Ren Yuqing is also, unsurprisingly, a believer in the future of Shanghai’s jazz scene. According to the rocker-cum-impresario, as young people get more and more exposure to jazz, the momentum of the movement will only get stronger.

“I think everything will continue and we will get more and more good young musicians in China coming up and more international artists will come to Shanghai, which will help China’s music scene,” he said. 

“Jazz is like a key, when you use this key to open the door, you also see on the other side of the door reggae and hip-hop, flamenco and a lot of different kinds of things. It’s the key to a lot of different and interesting music and I hope for the future, more and more young people can have the chance to get in touch with good music. Music is really the language of the world.” 

 

Shanghai’s Jazz History: Who’s Who

 

Li Jinhui

The father of Shanghai’s initial homegrown popular music movement, Li Jinhui was the first to mix the jazz standards being played by Western musicians in Shanghai with traditional Chinese folk music, with a traditionally Chinese (read: high pitched and somewhat nasal) singing style. Though his original intention was to spread a standardized form of the Mandarin language throughout China by teaching these simple songs to children, the tunes caught the public’s imagination and soon became ubiquitous.

Li’s brand of music was known as “yellow music” because many believed it to be pornographic and salacious, but before long, it was not only the sound emanating from risqué dancehalls, but was also the soundtrack to Shanghai’s burgeoning film scene.

As a young man, Li was known as a nationalist and patriot, but his success put him offside with both serious Nationalists and Communists. He was eventually persecuted to death during the Cultural Revolution in 1967. 

 

Zhou Xuan

Zhou Xuan was the most famous singer of Shanghai’s jazz era and was known as “Golden Voice”. An orphan, Zhou was passed from home to home until Li Junhui adopted her and made her the star of his (soon- to-be infamous) singing troupe at the age of 13.

Her career really took off with the launch of Shanghai’s film industry and she would often be the star of the show both on the screen and on the soundtrack of the era’s best- known films.

They say that success doesn’t equal happiness, and this was especially true for Zhou Xuan following the ascension of the Communist Party in 1949. She would spend the next decade in and out of mental institutions and her tumultuous life was marked by failed marriages, illegitimate children and suicide attempts before she finally succumbed to encephalitis in 1957 at the age of 39. 

 

Nie Er

When Nie Er was just a young musician fresh off the train from Yunnan, Li Junhui discovered him and trained him alongside his stable of starlets. Though he was something of a musical prodigy, Nie found it hard to concentrate on his music at first, and was living the good life in decadent 1930’s Shanghai.

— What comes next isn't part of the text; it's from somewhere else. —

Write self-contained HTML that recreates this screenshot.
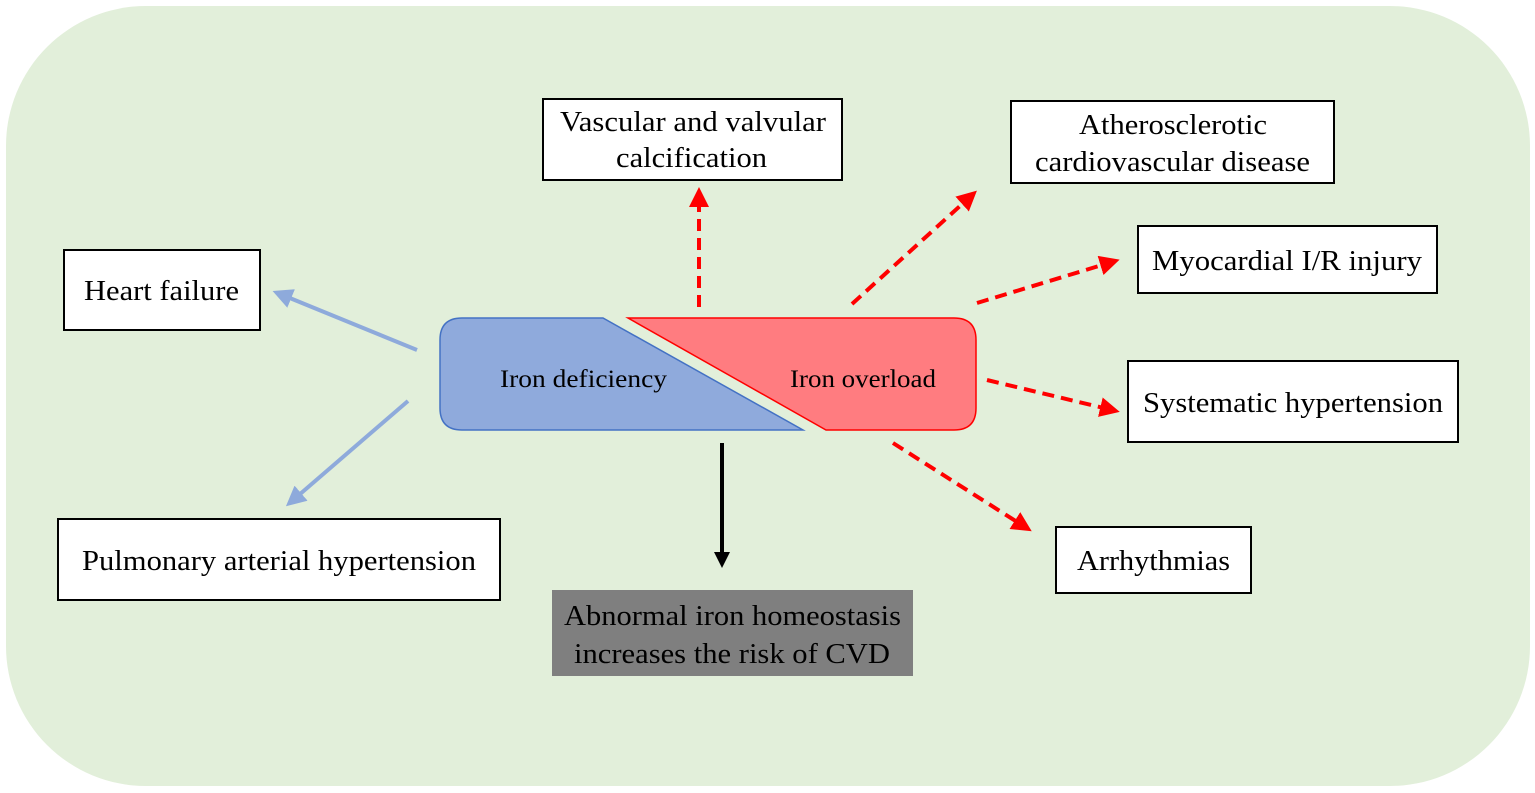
<!DOCTYPE html>
<html><head><style>html,body{margin:0;padding:0;background:#fff}svg{display:block}text{font-family:"Liberation Serif",serif;font-size:28px;fill:#000}</style></head>
<body>
<svg width="1535" height="793" viewBox="0 0 1535 793" xmlns="http://www.w3.org/2000/svg">
<defs>
<marker id="r" markerWidth="5" markerHeight="5" refX="3" refY="2.5" orient="auto" markerUnits="strokeWidth"><path d="M0,0 L5,2.5 L0,5 z" fill="#f00"/></marker>
<marker id="b" markerWidth="5" markerHeight="5" refX="3" refY="2.5" orient="auto" markerUnits="strokeWidth"><path d="M0,0 L5,2.5 L0,5 z" fill="#8eaadb"/></marker>
<marker id="k" markerWidth="4" markerHeight="4" refX="2" refY="2" orient="auto" markerUnits="strokeWidth"><path d="M0,0 L4,2 L0,4 z" fill="#000"/></marker>
</defs>
<rect x="6" y="6" width="1524" height="780" rx="140" fill="#e2efda"/>
<path d="M462,318 L603,318 L803,430 L462,430 Q440,430 440,408 L440,340 Q440,318 462,318 z" fill="#8faadc" stroke="#4472c4" stroke-width="1.5"/>
<path d="M628,318 L954,318 Q976,318 976,340 L976,408 Q976,430 954,430 L826,430 z" fill="#ff7c80" stroke="#f00" stroke-width="1.5"/>
<text x="500" y="387" style="font-size:25px" textLength="167" lengthAdjust="spacingAndGlyphs">Iron deficiency</text>
<text x="790" y="387" style="font-size:25px" textLength="146" lengthAdjust="spacingAndGlyphs">Iron overload</text>
<g stroke="#f00" stroke-width="4" stroke-dasharray="12,7" fill="none" marker-end="url(#r)">
<line x1="699" y1="307" x2="699" y2="195"/>
<line x1="852" y1="304" x2="971" y2="196"/>
<line x1="977" y1="303" x2="1112" y2="262"/>
<line x1="987" y1="380" x2="1112" y2="410"/>
<line x1="893" y1="443" x2="1025" y2="527"/>
</g>
<g stroke="#8eaadb" stroke-width="4" fill="none" marker-end="url(#b)">
<line x1="417" y1="350" x2="280" y2="294"/>
<line x1="408" y1="401" x2="292" y2="501"/>
</g>
<line x1="722" y1="443" x2="722" y2="560" stroke="#000" stroke-width="4" marker-end="url(#k)"/>
<g fill="#fff" stroke="#000" stroke-width="2">
<rect x="543" y="99" width="299" height="81"/>
<rect x="1011" y="101" width="323" height="82"/>
<rect x="1138" y="226" width="299" height="67"/>
<rect x="1128" y="361" width="330" height="81"/>
<rect x="1056" y="527" width="195" height="66"/>
<rect x="64" y="250" width="196" height="80"/>
<rect x="58" y="519" width="442" height="81"/>
</g>
<rect x="552" y="590" width="361" height="86" fill="#7f7f7f"/>
<g lengthAdjust="spacingAndGlyphs">
<text x="560" y="131" textLength="266" lengthAdjust="spacingAndGlyphs">Vascular and valvular</text>
<text x="616" y="167" textLength="151" lengthAdjust="spacingAndGlyphs">calcification</text>
<text x="1079" y="134" textLength="188" lengthAdjust="spacingAndGlyphs">Atherosclerotic</text>
<text x="1035" y="171" textLength="275" lengthAdjust="spacingAndGlyphs">cardiovascular disease</text>
<text x="1152" y="270" textLength="270" lengthAdjust="spacingAndGlyphs">Myocardial I/R injury</text>
<text x="1143" y="412" textLength="300" lengthAdjust="spacingAndGlyphs">Systematic hypertension</text>
<text x="1077" y="570" textLength="153" lengthAdjust="spacingAndGlyphs">Arrhythmias</text>
<text x="84" y="300" textLength="155" lengthAdjust="spacingAndGlyphs">Heart failure</text>
<text x="82" y="570" textLength="394" lengthAdjust="spacingAndGlyphs">Pulmonary arterial hypertension</text>
<text x="564" y="625" textLength="337" lengthAdjust="spacingAndGlyphs">Abnormal iron homeostasis</text>
<text x="574" y="663" textLength="316" lengthAdjust="spacingAndGlyphs">increases the risk of CVD</text>
</g>
</svg>
</body></html>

That all changed when the Japanese attacked the city in 1931, Nie was caught up in the nationalist fervor, joined the Communist Party and denounced his mentor, Li, and his bourgeois musical ways.

Unfortunately for Nie, he would not live to see his beloved Communist Party take power. He drowned at the tender age of 23, but managed to leave a pretty major musical legacy before his death. His song, “March of the Volunteers”, is now better known as China’s national anthem.